All the surviving players from the All Blacks' 1987 World Cup winning side will come together during this year's tournament to honour their only absentee, outstanding tighthead prop John Drake.
The team, plus management, will attend a black tie dinner at the Ellerslie Racecourse on October 11. It will be hosted by Auckland University, from which Drake was a graduate, to raise money for the scholarship started in his memory.
After retiring, somewhat prematurely, as a player at the end of the 1987 season, Drake became a much respected commentator and columnist who as an analyst was something more than a cheerleader. He died suddenly, aged 49, late in 2008, and the following year, many of his University team-mates, along with his old Auckland Grammar headmaster John Graham, launched a scholarship in his honour.
A reunion lunch of the 1987 side was held at Eden Park in 2007 but was attended by only about half the playing squad of 26. For this year's dinner, organisers have arranged for all 25 players to be present. They have been helped, of course, by the fact the dinner will be held between the quarter-finals and semifinals in Auckland when the World Cup tournament will be at its peak.
At the dinner three of Drake's University, Auckland and World Cup team-mates, David Kirk (who took over the on-field captaincy of the All Blacks when Andy Dalton was injured), Sean Fitzpatrick and Grant Fox, with coach Sir Brian Lochore, will form a question-and-answer panel.
Lochore says the fact the entire squad will attend the dinner shows the esteem in which Drake was held. Some will travel from the other side of the world, with Fitzpatrick, Zinzan Brooke and John Gallagher now living in Britain.
Others such as John Kirwan, Steve McDowall and Kieran Crowley will be back in New Zealand in their World Cup coaching roles with Japan, Romania and Canada respectively.
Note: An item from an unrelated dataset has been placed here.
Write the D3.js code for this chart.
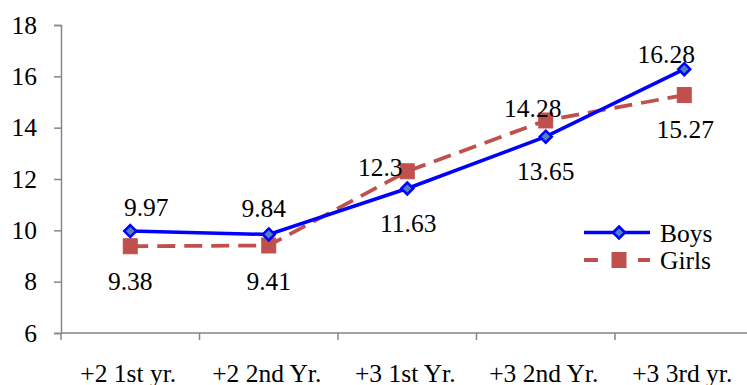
<!DOCTYPE html>
<html>
<head>
<meta charset="utf-8">
<script src="https://cdn.jsdelivr.net/npm/d3@7"></script>
<style>
  html, body { margin: 0; padding: 0; background: #fff; }
  svg { display: block; }
  text { font-family: "Liberation Serif", "Times New Roman", serif; fill: #000; }
</style>
</head>
<body>
<svg id="chart" width="747" height="385"></svg>
<script>
// Study years and mean scores for each group
const categories = ["+2 1st yr.", "+2 2nd Yr.", "+3 1st Yr.", "+3 2nd Yr.", "+3 3rd yr."];
const boys = [9.97, 9.84, 11.63, 13.65, 16.28];
const girls = [9.38, 9.41, 12.3, 14.28, 15.27];
const yTicks = [6, 8, 10, 12, 14, 16, 18];

// Label placement (dx: centre offset, dy: baseline offset from the point)
const boysLabelOffsets = [[16, -15], [-5, -17], [1, 44], [0, 43], [-18, -6]];
const girlsLabelOffsets = [[0, 44], [0, 44.5], [-27, 5], [-13, -3.5], [1, 43]];

const fontFamily = '"Liberation Serif", "Times New Roman", serif';
const svg = d3.select("#chart").style("font-family", fontFamily);
const fontSize = 25.5;
const axisColor = "#868686";

const x = d3.scaleBand().domain(categories).range([61, 753.5]).paddingInner(0).paddingOuter(0);
const y = d3.scaleLinear().domain([6, 18]).range([333, 25]);
const cx = c => x(c) + x.bandwidth() / 2;

// Y axis
const yAxis = d3.axisLeft(y).tickValues(yTicks).tickSize(7).tickPadding(17).tickFormat(d3.format("d"));
const gy = svg.append("g").attr("transform", "translate(61,0)").call(yAxis);
gy.attr("font-family", null).attr("font-size", null);
gy.select(".domain").attr("stroke", axisColor).attr("stroke-width", 1.5);
gy.selectAll(".tick line").attr("stroke", axisColor).attr("stroke-width", 1.5);
gy.selectAll(".tick text")
  .style("font-family", fontFamily)
  .style("font-size", fontSize + "px").attr("fill", "#000");

// X axis with ticks on the category boundaries
const gx = svg.append("g").attr("transform", "translate(0,333)");
gx.append("line").attr("x1", 61).attr("x2", 753.5).attr("y1", 0).attr("y2", 0)
  .attr("stroke", axisColor).attr("stroke-width", 1.5);
gx.selectAll("line.tk").data(categories.concat(["end"])).enter().append("line")
  .attr("class", "tk")
  .attr("x1", (d, i) => 61 + i * x.bandwidth()).attr("x2", (d, i) => 61 + i * x.bandwidth())
  .attr("y1", 0).attr("y2", 7).attr("stroke", axisColor).attr("stroke-width", 1.5);
gx.selectAll("text").data(categories).enter().append("text")
  .attr("x", d => cx(d) - 2).attr("y", 49)
  .attr("text-anchor", "middle").style("font-size", fontSize + "px").text(d => d);

// Series lines
const line = d3.line().x((d, i) => cx(categories[i])).y(d => y(d));

svg.append("path").datum(girls).attr("d", line)
  .attr("fill", "none").attr("stroke", "#C0504D").attr("stroke-width", 3.8)
  .attr("stroke-dasharray", "18,9");

svg.append("path").datum(boys).attr("d", line)
  .attr("fill", "none").attr("stroke", "#0000FF").attr("stroke-width", 3.5);

// Markers
const diamond = (g, px, py) => g.append("path")
  .attr("d", `M${px},${py - 6}L${px + 6},${py}L${px},${py + 6}L${px - 6},${py}Z`)
  .attr("fill", "#4F81BD").attr("stroke", "#0000FF").attr("stroke-width", 2.5);
const square = (g, px, py) => g.append("rect")
  .attr("x", px - 7).attr("y", py - 7.5).attr("width", 14).attr("height", 15)
  .attr("fill", "#C0504D").attr("stroke", "#C0504D").attr("stroke-width", 1);

const gm = svg.append("g");
girls.forEach((v, i) => square(gm, cx(categories[i]), y(v)));
boys.forEach((v, i) => diamond(gm, cx(categories[i]), y(v)));

// Value labels
const labels = svg.append("g").style("font-size", fontSize + "px").attr("text-anchor", "middle");
boys.forEach((v, i) => labels.append("text")
  .attr("x", cx(categories[i]) + boysLabelOffsets[i][0])
  .attr("y", y(v) + boysLabelOffsets[i][1]).text(v));
girls.forEach((v, i) => labels.append("text")
  .attr("x", cx(categories[i]) + girlsLabelOffsets[i][0])
  .attr("y", y(v) + girlsLabelOffsets[i][1]).text(v));

// Legend
const lg = svg.append("g");
lg.append("line").attr("x1", 584).attr("x2", 650).attr("y1", 232.5).attr("y2", 232.5)
  .attr("stroke", "#0000FF").attr("stroke-width", 3.5);
diamond(lg, 619, 232.5);
lg.append("text").attr("x", 660).attr("y", 241.5).style("font-size", fontSize + "px").text("Boys");
lg.append("line").attr("x1", 584).attr("x2", 650).attr("y1", 260).attr("y2", 260)
  .attr("stroke", "#C0504D").attr("stroke-width", 3.8).attr("stroke-dasharray", "14,40,12");
square(lg, 619, 260);
lg.append("text").attr("x", 660).attr("y", 268.5).style("font-size", fontSize + "px").text("Girls");
</script>
</body>
</html>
Also attending will be one of New Zealand's most respected 1987 opponents, Scotland fullback Gavin Hastings, who stayed on in New Zealand after the tournament and played several games for University in Auckland's premier club competition.
He, Drake, Fitzpatrick and Fox played in that year's Gallaher Shield final when University beat Marist 31-13, with Kirk unable to play because of injury. In remarkable contrast to what happens under today's professionalism, both the University and Marist sides were studded with internationals and players of representative standard.
Besides the internationals, University had Mata'afa Keenan, later to play for Samoa, Auckland representatives Iain Wood, Tua Saseve, Mark Adam and John McDermott and two New Zealand University representatives in Mark Free and Noel Anderton. Marist had six All Blacks: Kirwan, Greg Cooper, Terry Wright, Bernie McCahill, and Zinzan and Robin Brooke.